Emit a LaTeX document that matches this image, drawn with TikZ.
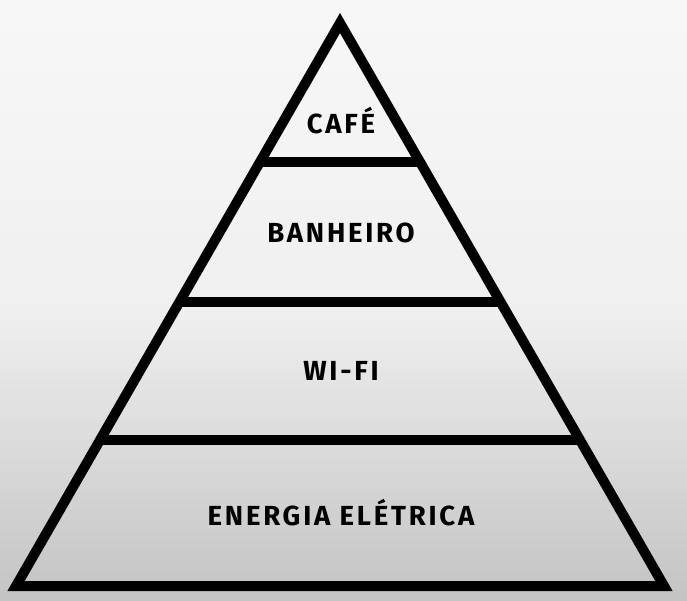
\documentclass[tikz,border=0pt]{standalone}
\usepackage{fontspec}
\setmainfont{Fira Sans}[LetterSpace=10]
\usepackage{xcolor}
\usepackage{tikz}
\usetikzlibrary{calc}

\definecolor{bgtop}{HTML}{F7F7F7}
\definecolor{bgmid}{HTML}{F0F0F0}
\definecolor{bgbot}{HTML}{C4C4C4}

\begin{document}
\begin{tikzpicture}[x=0.02cm,y=-0.02cm,line join=miter,
    wall/.style={line width=0.2cm,black},
    lvl/.style={font=\fontsize{15.7}{18}\selectfont\bfseries,inner sep=0pt}]
  \useasboundingbox (0,0) rectangle (687,600);
  % background: strips, light above and darker towards the bottom
  \foreach \i in {0,...,29} {
    \pgfmathtruncatemacro\p{100*\i/29}
    \fill[bgmid!\p!bgtop] (0,10*\i) rectangle (687,11+10*\i);
    \fill[bgbot!\p!bgmid] (0,300+10*\i) rectangle (687,311+10*\i);
  }
  \coordinate (A) at (340,23);
  \coordinate (BL) at (16,586);
  \coordinate (BR) at (664,586);
  % level bars
  \coordinate (L1) at ($(A)!0.2469!(BL)$);
  \coordinate (R1) at ($(A)!0.2469!(BR)$);
  \coordinate (L2) at ($(A)!0.4956!(BL)$);
  \coordinate (R2) at ($(A)!0.4956!(BR)$);
  \coordinate (L3) at ($(A)!0.7407!(BL)$);
  \coordinate (R3) at ($(A)!0.7407!(BR)$);
  \draw[wall] (L1) -- (R1);
  \draw[wall] (L2) -- (R2);
  \draw[wall] (L3) -- (R3);
  \draw[wall] (A) -- (BL) -- (BR) -- cycle;
  \node[lvl] (cafe) at (341,121) {CAFÉ};
  \node[lvl] (banheiro) at (341,233) {BANHEIRO};
  \node[lvl] (wifi) at (341,371) {WI-FI};
  \node[lvl] (energia) at (341,513) {ENERGIA ELÉTRICA};
\end{tikzpicture}
\end{document}
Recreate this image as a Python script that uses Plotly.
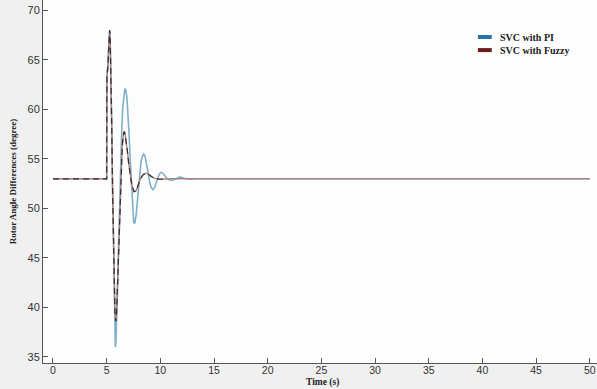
....................
CHALLENGE ▸ Copy out each record shown above without alteration, skipping any picture.

WRITTEN REPLY ▸
Emit a LaTeX document that matches this image, drawn with TikZ.
\documentclass[tikz,border=0pt]{standalone}
\usepackage{fontspec}
\setmainfont{Fira Sans}[LetterSpace=10]
\usepackage{xcolor}
\usepackage{tikz}
\usetikzlibrary{calc}

\definecolor{bgtop}{HTML}{F7F7F7}
\definecolor{bgmid}{HTML}{F0F0F0}
\definecolor{bgbot}{HTML}{C4C4C4}

\begin{document}
\begin{tikzpicture}[x=0.02cm,y=-0.02cm,line join=miter,
    wall/.style={line width=0.2cm,black},
    lvl/.style={font=\fontsize{15.7}{18}\selectfont\bfseries,inner sep=0pt}]
  \useasboundingbox (0,0) rectangle (687,600);
  % background: strips, light above and darker towards the bottom
  \foreach \i in {0,...,29} {
    \pgfmathtruncatemacro\p{100*\i/29}
    \fill[bgmid!\p!bgtop] (0,10*\i) rectangle (687,11+10*\i);
    \fill[bgbot!\p!bgmid] (0,300+10*\i) rectangle (687,311+10*\i);
  }
  \coordinate (A) at (340,23);
  \coordinate (BL) at (16,586);
  \coordinate (BR) at (664,586);
  % level bars
  \coordinate (L1) at ($(A)!0.2469!(BL)$);
  \coordinate (R1) at ($(A)!0.2469!(BR)$);
  \coordinate (L2) at ($(A)!0.4956!(BL)$);
  \coordinate (R2) at ($(A)!0.4956!(BR)$);
  \coordinate (L3) at ($(A)!0.7407!(BL)$);
  \coordinate (R3) at ($(A)!0.7407!(BR)$);
  \draw[wall] (L1) -- (R1);
  \draw[wall] (L2) -- (R2);
  \draw[wall] (L3) -- (R3);
  \draw[wall] (A) -- (BL) -- (BR) -- cycle;
  \node[lvl] (cafe) at (341,121) {CAFÉ};
  \node[lvl] (banheiro) at (341,233) {BANHEIRO};
  \node[lvl] (wifi) at (341,371) {WI-FI};
  \node[lvl] (energia) at (341,513) {ENERGIA ELÉTRICA};
\end{tikzpicture}
\end{document}
Recreate this image as a Python script that uses Plotly.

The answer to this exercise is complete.